‘Politics.’ That is how my hosting department at The New School for Social Research calls itself. Not ‘political studies’, ‘political science’, ‘political theory’ or anything the like, but simply: ‘politics’. I admit that it is a bit of an odd name for a university department – after all, is it not precisely words like ‘science’ or ‘theory’ that describe best what we are doing? We may have a particular interest in politics, surely, but are we not first and foremost practitioners of an applied science?

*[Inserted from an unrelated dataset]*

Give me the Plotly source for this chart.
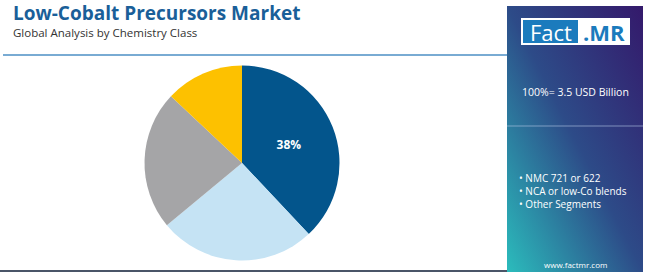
import base64
import plotly.graph_objects as go

# ---- data ----
segments = ["NMC 721 or 622", "NCA or low-Co blends", "Other Segments", "Others"]
shares = [38, 26, 23, 13]
colors = ["#03558c", "#c5e3f4", "#a5a5a7", "#fdc100"]
legend_items = ["NMC 721 or 622", "NCA or low-Co blends", "Other Segments"]
title = "Low-Cobalt Precursors Market"
subtitle = "Global Analysis by Chemistry Class"
total_text = "100%= 3.5 USD Billion"
site = "www.factmr.com"

W, H = 650, 273

fig = go.Figure()
texts = [f"{shares[0]}%"] + [""] * (len(shares) - 1)
fig.add_trace(go.Pie(
    labels=segments, values=shares, sort=False, direction="clockwise", rotation=0,
    marker=dict(colors=colors, line=dict(width=0)),
    text=texts, textinfo="text", textposition="inside",
    insidetextfont=dict(color="white", size=12, family="Open Sans", weight="bold"),
    domain=dict(x=[144.5 / W, 339.5 / W], y=[12.5 / H, 207.5 / H]),
    showlegend=False, hoverinfo="label+percent",
))

# gradient panel as svg image
svg = ('<svg xmlns="http://www.w3.org/2000/svg" width="136" height="266" viewBox="0 0 136 266">'
       '<defs><linearGradient id="g" x1="1" y1="0" x2="0" y2="1">'
       '<stop offset="0" stop-color="#34196b"/><stop offset="0.5" stop-color="#2d4b88"/>'
       '<stop offset="1" stop-color="#2bbcbc"/></linearGradient></defs>'
       '<rect width="136" height="266" fill="url(#g)"/></svg>')
uri = "data:image/svg+xml;base64," + base64.b64encode(svg.encode()).decode()
px = lambda v: v / W
py = lambda v: 1 - v / H
fig.add_layout_image(dict(source=uri, xref="paper", yref="paper", x=px(507), y=py(6),
                          sizex=136 / W, sizey=266 / H, sizing="stretch", layer="below",
                          xanchor="left", yanchor="top"))

shapes = [
    dict(type="line", xref="paper", yref="paper", x0=px(3), x1=px(507), y0=py(55), y1=py(55),
         line=dict(color="#4d8fc4", width=1.5)),
    dict(type="line", xref="paper", yref="paper", x0=px(0), x1=px(507), y0=py(271), y1=py(271),
         line=dict(color="#4a5568", width=2)),
    dict(type="line", xref="paper", yref="paper", x0=px(507), x1=px(643), y0=py(126), y1=py(126),
         line=dict(color="rgba(180,200,230,0.6)", width=1)),
    dict(type="rect", xref="paper", yref="paper", x0=px(521), x1=px(630), y0=py(18), y1=py(45),
         fillcolor="white", line=dict(width=0)),
    dict(type="rect", xref="paper", yref="paper", x0=px(523), x1=px(578), y0=py(20), y1=py(43),
         fillcolor="#1b7bbd", line=dict(width=0)),
]
fig.update_layout(shapes=shapes)

ann = [
    dict(text=f"<b>{title}</b>", x=px(11), y=py(13), xanchor="left", yanchor="middle",
         font=dict(size=19, color="#1a5f99", family="Open Sans")),
    dict(text=subtitle, x=px(11), y=py(32.5), xanchor="left", yanchor="middle",
         font=dict(size=11.5, color="#333333", family="Open Sans")),
    dict(text="Fact", x=px(550.5), y=py(31.5), xanchor="center", yanchor="middle",
         font=dict(size=22, color="white", family="Open Sans")),
    dict(text="<b>.MR</b>", x=px(604), y=py(31.5), xanchor="center", yanchor="middle",
         font=dict(size=22, color="#1b7bbd", family="Open Sans")),
    dict(text=total_text, x=px(575), y=py(92), xanchor="center", yanchor="middle",
         font=dict(size=10.5, color="white", family="Open Sans")),
    dict(text="<br>".join("• " + s for s in legend_items), x=px(517), y=py(190.5),
         xanchor="left", yanchor="middle", align="left",
         font=dict(size=10, color="white", family="Open Sans")),
    dict(text=site, x=px(575), y=py(264), xanchor="center", yanchor="middle",
         font=dict(size=8, color="white", family="Open Sans")),
]
for a in ann:
    a.update(xref="paper", yref="paper", showarrow=False)
fig.update_layout(annotations=ann)

fig.update_layout(width=W, height=H, margin=dict(l=0, r=0, t=0, b=0),
                  paper_bgcolor="white", plot_bgcolor="white")
fig.write_html("out.html")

Well… not exactly, my new colleagues at The New School would argue. Like any academic, of course, they are driven by a wish to understand. But peculiar about ‘political theory’, as it is often called, is that it does not merely offer a theorization ‘of’ politics. Grappling with questions of power, freedom, or equality, inevitably has consequences and implications that are political themselves: it already presupposes one’s taking position. But, even on a much more fundamental level, understanding and explaining the world differently always already means to make an intervention – to change it. Seen in that light, what exactly would be the difference between ‘political theory’ and ‘politics’?
Hannah Arendt (1906-1975), a prominent New School scholar whose work I have come to study here, already stressed that originally, philosophy and politics were far less remote from each other than is often assumed today. Not merely the name of my hosting department, but also its activist atmosphere and its explicit engagement in public affairs, still testify to Arendt’s political take on academic work. In that respect, since its foundation in 1919, The New School has never stopped being ‘New’.